- [Stated problem]
Reproduce the records below in full and without edits, omitting images.

## BEGIN Dataset content

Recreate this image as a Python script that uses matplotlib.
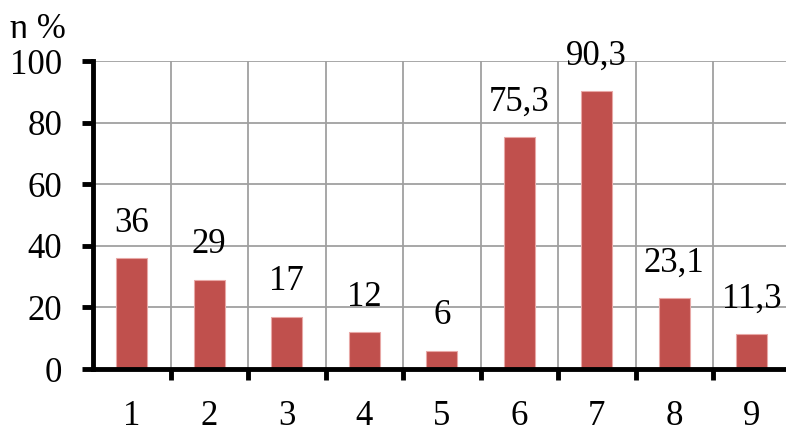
import matplotlib
matplotlib.use("Agg")
import matplotlib.pyplot as plt
from matplotlib.patches import Rectangle
import numpy as np

categories = ["1", "2", "3", "4", "5", "6", "7", "8", "9"]
values = [36, 29, 17, 12, 6, 75.3, 90.3, 23.1, 11.3]
value_labels = ["36", "29", "17", "12", "6", "75,3", "90,3", "23,1", "11,3"]
yticks = [0, 20, 40, 60, 80, 100]

plt.rcParams['font.family'] = ['Liberation Serif', 'DejaVu Serif']
FS = 25

W, H = 786, 428
fig = plt.figure(figsize=(W / 100, H / 100), dpi=100)
ax = fig.add_axes([93 / W, (H - 369) / H, 697.5 / W, 308 / H])

x = np.arange(1, len(categories) + 1)
ax.bar(x, values, width=0.4, color='#C0504D', edgecolor='#E8A8A6', linewidth=0.8, zorder=3)

for xi, v, lab in zip(x, values, value_labels):
    ax.annotate(lab, (xi, v), xytext=(0, 19), textcoords='offset points',
                ha='center', va='baseline', fontsize=FS, zorder=4)

ax.set_xlim(0.5, 9.5)
ax.set_ylim(0, 100)
ax.set_yticks(yticks)
ax.set_yticklabels([str(t) for t in yticks])
ax.set_xticks(x)
ax.set_xticklabels(categories)
ax.set_xticks(np.arange(1.5, 9.5, 1.0), minor=True)

ax.tick_params(axis='x', which='major', length=0, pad=22, labelsize=FS)
ax.tick_params(axis='x', which='minor', length=8, width=3.5, direction='out')
ax.tick_params(axis='y', which='major', length=8, width=3.5, direction='out', pad=14, labelsize=FS)

ax.grid(False)
for t in yticks[1:]:
    ax.axhline(t, color='#A0A0A0', lw=1.3, zorder=1)
ax.vlines(np.arange(1.5, 9.5, 1.0), 0, 100, color='#A0A0A0', lw=1.3, zorder=1)

for s in ['top', 'right']:
    ax.spines[s].set_visible(False)
for s in ['left', 'bottom']:
    ax.spines[s].set_linewidth(3.5)
    ax.spines[s].set_zorder(5)

t = fig.text(10 / W, (H - 38) / H, "η %", fontsize=FS, ha='left', va='baseline')
clip = Rectangle((0, (H - 38) / H), 1, 38 / H, transform=fig.transFigure, facecolor='none')
t.set_clip_path(clip)
t.set_clip_on(True)

fig.savefig("out.png", dpi=100)
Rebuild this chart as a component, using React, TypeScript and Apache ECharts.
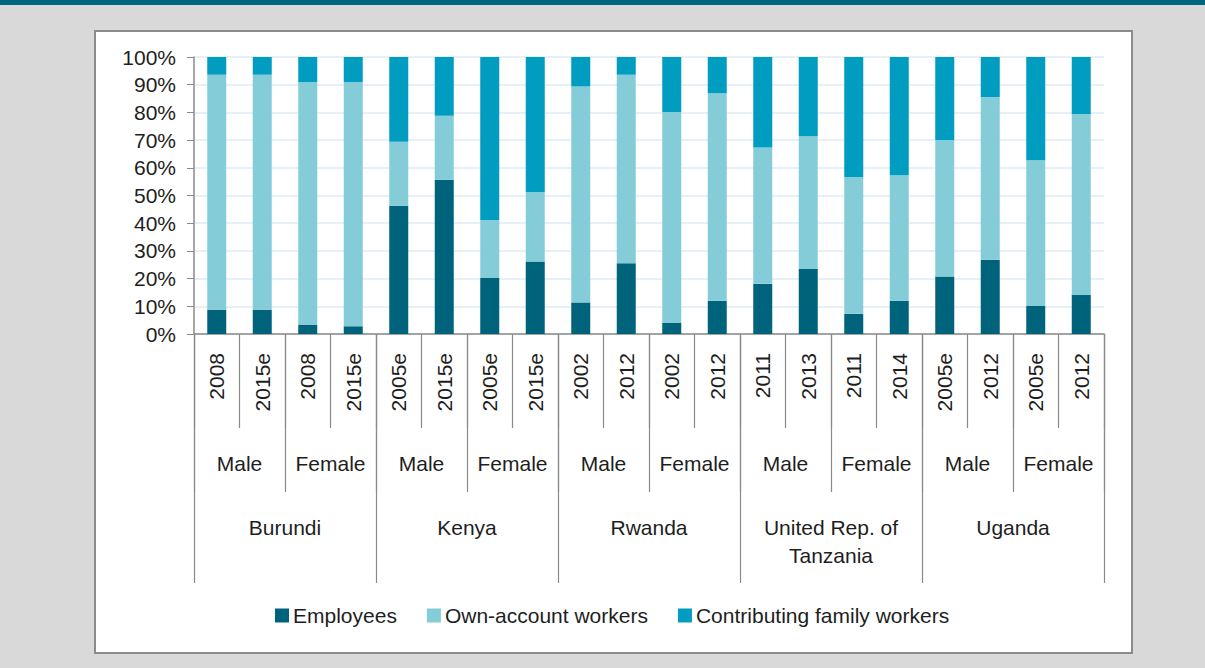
import React, { useEffect, useRef } from "react";
import * as echarts from "echarts";

const years = ["2008", "2015e", "2008", "2015e", "2005e", "2015e", "2005e", "2015e", "2002", "2012", "2002", "2012", "2011", "2013", "2011", "2014", "2005e", "2012", "2005e", "2012"];
const sexes = ["Male", "Female", "Male", "Female", "Male", "Female", "Male", "Female", "Male", "Female"];
const countries = ["Burundi", "Kenya", "Rwanda", "United Rep. of\nTanzania", "Uganda"];

const employees = [8.8, 8.8, 3.4, 2.8, 46.3, 55.7, 20.2, 26.2, 11.4, 25.5, 4.1, 12.0, 18.1, 23.5, 7.3, 12.0, 20.8, 26.8, 10.1, 14.2];
const ownAccount = [84.8, 84.8, 87.5, 88.1, 23.1, 23.1, 21.0, 25.1, 78.0, 68.1, 76.0, 74.9, 49.2, 47.9, 49.4, 45.3, 49.2, 58.7, 52.6, 65.2];
const contributing = [6.4, 6.4, 9.1, 9.1, 30.6, 21.2, 58.8, 48.7, 10.6, 6.4, 19.9, 13.1, 32.7, 28.6, 43.3, 42.7, 30.0, 14.5, 37.3, 20.6];

const yTicks = { min: 0, max: 100, interval: 10 };

const FONT = "'Liberation Sans', Arial, sans-serif";
const TEXT = "#1e1e1e";
const AXIS = "#8a8a8a";

export default function App() {
  const ref = useRef<HTMLDivElement>(null);
  useEffect(() => {
    if (!ref.current) return;
    const chart = echarts.init(ref.current, undefined, { renderer: "svg" });
    const labelBase = { fontFamily: FONT, fontSize: 21, color: TEXT };
    chart.setOption({
      animation: false,
      backgroundColor: "#d9d9d9",
      textStyle: { fontFamily: FONT },
      graphic: [
        { type: "rect", shape: { x: 0, y: 0, width: 1205, height: 5 }, style: { fill: "#006580" }, silent: true, z: -10 },
        { type: "rect", shape: { x: 95, y: 31, width: 1037, height: 622 }, style: { fill: "#ffffff", stroke: "#8c8c8c", lineWidth: 2 }, silent: true, z: -10 },
      ],
      legend: {
        left: 270,
        top: 600,
        itemWidth: 14,
        itemHeight: 14,
        itemGap: 30,
        icon: "rect",
        textStyle: { ...labelBase, padding: [0, 0, 0, -1] },
        data: ["Employees", "Own-account workers", "Contributing family workers"],
      },
      grid: { left: 194, right: 101, top: 57, bottom: 334 },
      xAxis: [
        {
          type: "category",
          data: years,
          position: "bottom",
          axisLine: { show: true, lineStyle: { color: AXIS, width: 1.5 } },
          axisTick: { show: true, length: 94, interval: 0, lineStyle: { color: AXIS, width: 1.2 } },
          axisLabel: { ...labelBase, interval: 0, rotate: 90, margin: 19 },
          splitLine: { show: false },
        },
        {
          type: "category",
          data: sexes,
          position: "bottom",
          axisLine: { show: false },
          axisTick: { show: true, length: 158, interval: 0, lineStyle: { color: AXIS, width: 1.2 } },
          axisLabel: { ...labelBase, interval: 0, margin: 115, lineHeight: 28 },
        },
        {
          type: "category",
          data: countries,
          position: "bottom",
          axisLine: { show: false },
          axisTick: { show: true, length: 249, interval: 0, lineStyle: { color: AXIS, width: 1.2 } },
          axisLabel: { ...labelBase, interval: 0, margin: 179, lineHeight: 28 },
        },
      ],
      yAxis: {
        type: "value",
        min: yTicks.min,
        max: yTicks.max,
        interval: yTicks.interval,
        axisLine: { show: true, lineStyle: { color: AXIS, width: 1.5 } },
        axisTick: { show: true, length: 7, lineStyle: { color: AXIS } },
        axisLabel: { ...labelBase, margin: 18, formatter: "{value}%" },
        splitLine: { show: true, lineStyle: { color: "#dcedf3", width: 1.5 } },
      },
      series: [
        { name: "Employees", type: "bar", stack: "s", barWidth: 19, data: employees, itemStyle: { color: "#00637c" } },
        { name: "Own-account workers", type: "bar", stack: "s", barWidth: 19, data: ownAccount, itemStyle: { color: "#85ccd9" } },
        { name: "Contributing family workers", type: "bar", stack: "s", barWidth: 19, data: contributing, itemStyle: { color: "#009dc0" } },
      ],
    });
    return () => chart.dispose();
  }, []);
  return <div ref={ref} style={{ position: "fixed", left: 0, top: 0, width: 1205, height: 668 }} />;
}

## END Dataset content

- [Answer to the task]
Recreate this image as a Python script that uses matplotlib.
import matplotlib
matplotlib.use("Agg")
import matplotlib.pyplot as plt
from matplotlib.patches import Rectangle
import numpy as np

categories = ["1", "2", "3", "4", "5", "6", "7", "8", "9"]
values = [36, 29, 17, 12, 6, 75.3, 90.3, 23.1, 11.3]
value_labels = ["36", "29", "17", "12", "6", "75,3", "90,3", "23,1", "11,3"]
yticks = [0, 20, 40, 60, 80, 100]

plt.rcParams['font.family'] = ['Liberation Serif', 'DejaVu Serif']
FS = 25

W, H = 786, 428
fig = plt.figure(figsize=(W / 100, H / 100), dpi=100)
ax = fig.add_axes([93 / W, (H - 369) / H, 697.5 / W, 308 / H])

x = np.arange(1, len(categories) + 1)
ax.bar(x, values, width=0.4, color='#C0504D', edgecolor='#E8A8A6', linewidth=0.8, zorder=3)

for xi, v, lab in zip(x, values, value_labels):
    ax.annotate(lab, (xi, v), xytext=(0, 19), textcoords='offset points',
                ha='center', va='baseline', fontsize=FS, zorder=4)

ax.set_xlim(0.5, 9.5)
ax.set_ylim(0, 100)
ax.set_yticks(yticks)
ax.set_yticklabels([str(t) for t in yticks])
ax.set_xticks(x)
ax.set_xticklabels(categories)
ax.set_xticks(np.arange(1.5, 9.5, 1.0), minor=True)

ax.tick_params(axis='x', which='major', length=0, pad=22, labelsize=FS)
ax.tick_params(axis='x', which='minor', length=8, width=3.5, direction='out')
ax.tick_params(axis='y', which='major', length=8, width=3.5, direction='out', pad=14, labelsize=FS)

ax.grid(False)
for t in yticks[1:]:
    ax.axhline(t, color='#A0A0A0', lw=1.3, zorder=1)
ax.vlines(np.arange(1.5, 9.5, 1.0), 0, 100, color='#A0A0A0', lw=1.3, zorder=1)

for s in ['top', 'right']:
    ax.spines[s].set_visible(False)
for s in ['left', 'bottom']:
    ax.spines[s].set_linewidth(3.5)
    ax.spines[s].set_zorder(5)

t = fig.text(10 / W, (H - 38) / H, "η %", fontsize=FS, ha='left', va='baseline')
clip = Rectangle((0, (H - 38) / H), 1, 38 / H, transform=fig.transFigure, facecolor='none')
t.set_clip_path(clip)
t.set_clip_on(True)

fig.savefig("out.png", dpi=100)
Rebuild this chart as a component, using React, TypeScript and Apache ECharts.
import React, { useEffect, useRef } from "react";
import * as echarts from "echarts";

const years = ["2008", "2015e", "2008", "2015e", "2005e", "2015e", "2005e", "2015e", "2002", "2012", "2002", "2012", "2011", "2013", "2011", "2014", "2005e", "2012", "2005e", "2012"];
const sexes = ["Male", "Female", "Male", "Female", "Male", "Female", "Male", "Female", "Male", "Female"];
const countries = ["Burundi", "Kenya", "Rwanda", "United Rep. of\nTanzania", "Uganda"];

const employees = [8.8, 8.8, 3.4, 2.8, 46.3, 55.7, 20.2, 26.2, 11.4, 25.5, 4.1, 12.0, 18.1, 23.5, 7.3, 12.0, 20.8, 26.8, 10.1, 14.2];
const ownAccount = [84.8, 84.8, 87.5, 88.1, 23.1, 23.1, 21.0, 25.1, 78.0, 68.1, 76.0, 74.9, 49.2, 47.9, 49.4, 45.3, 49.2, 58.7, 52.6, 65.2];
const contributing = [6.4, 6.4, 9.1, 9.1, 30.6, 21.2, 58.8, 48.7, 10.6, 6.4, 19.9, 13.1, 32.7, 28.6, 43.3, 42.7, 30.0, 14.5, 37.3, 20.6];

const yTicks = { min: 0, max: 100, interval: 10 };

const FONT = "'Liberation Sans', Arial, sans-serif";
const TEXT = "#1e1e1e";
const AXIS = "#8a8a8a";

export default function App() {
  const ref = useRef<HTMLDivElement>(null);
  useEffect(() => {
    if (!ref.current) return;
    const chart = echarts.init(ref.current, undefined, { renderer: "svg" });
    const labelBase = { fontFamily: FONT, fontSize: 21, color: TEXT };
    chart.setOption({
      animation: false,
      backgroundColor: "#d9d9d9",
      textStyle: { fontFamily: FONT },
      graphic: [
        { type: "rect", shape: { x: 0, y: 0, width: 1205, height: 5 }, style: { fill: "#006580" }, silent: true, z: -10 },
        { type: "rect", shape: { x: 95, y: 31, width: 1037, height: 622 }, style: { fill: "#ffffff", stroke: "#8c8c8c", lineWidth: 2 }, silent: true, z: -10 },
      ],
      legend: {
        left: 270,
        top: 600,
        itemWidth: 14,
        itemHeight: 14,
        itemGap: 30,
        icon: "rect",
        textStyle: { ...labelBase, padding: [0, 0, 0, -1] },
        data: ["Employees", "Own-account workers", "Contributing family workers"],
      },
      grid: { left: 194, right: 101, top: 57, bottom: 334 },
      xAxis: [
        {
          type: "category",
          data: years,
          position: "bottom",
          axisLine: { show: true, lineStyle: { color: AXIS, width: 1.5 } },
          axisTick: { show: true, length: 94, interval: 0, lineStyle: { color: AXIS, width: 1.2 } },
          axisLabel: { ...labelBase, interval: 0, rotate: 90, margin: 19 },
          splitLine: { show: false },
        },
        {
          type: "category",
          data: sexes,
          position: "bottom",
          axisLine: { show: false },
          axisTick: { show: true, length: 158, interval: 0, lineStyle: { color: AXIS, width: 1.2 } },
          axisLabel: { ...labelBase, interval: 0, margin: 115, lineHeight: 28 },
        },
        {
          type: "category",
          data: countries,
          position: "bottom",
          axisLine: { show: false },
          axisTick: { show: true, length: 249, interval: 0, lineStyle: { color: AXIS, width: 1.2 } },
          axisLabel: { ...labelBase, interval: 0, margin: 179, lineHeight: 28 },
        },
      ],
      yAxis: {
        type: "value",
        min: yTicks.min,
        max: yTicks.max,
        interval: yTicks.interval,
        axisLine: { show: true, lineStyle: { color: AXIS, width: 1.5 } },
        axisTick: { show: true, length: 7, lineStyle: { color: AXIS } },
        axisLabel: { ...labelBase, margin: 18, formatter: "{value}%" },
        splitLine: { show: true, lineStyle: { color: "#dcedf3", width: 1.5 } },
      },
      series: [
        { name: "Employees", type: "bar", stack: "s", barWidth: 19, data: employees, itemStyle: { color: "#00637c" } },
        { name: "Own-account workers", type: "bar", stack: "s", barWidth: 19, data: ownAccount, itemStyle: { color: "#85ccd9" } },
        { name: "Contributing family workers", type: "bar", stack: "s", barWidth: 19, data: contributing, itemStyle: { color: "#009dc0" } },
      ],
    });
    return () => chart.dispose();
  }, []);
  return <div ref={ref} style={{ position: "fixed", left: 0, top: 0, width: 1205, height: 668 }} />;
}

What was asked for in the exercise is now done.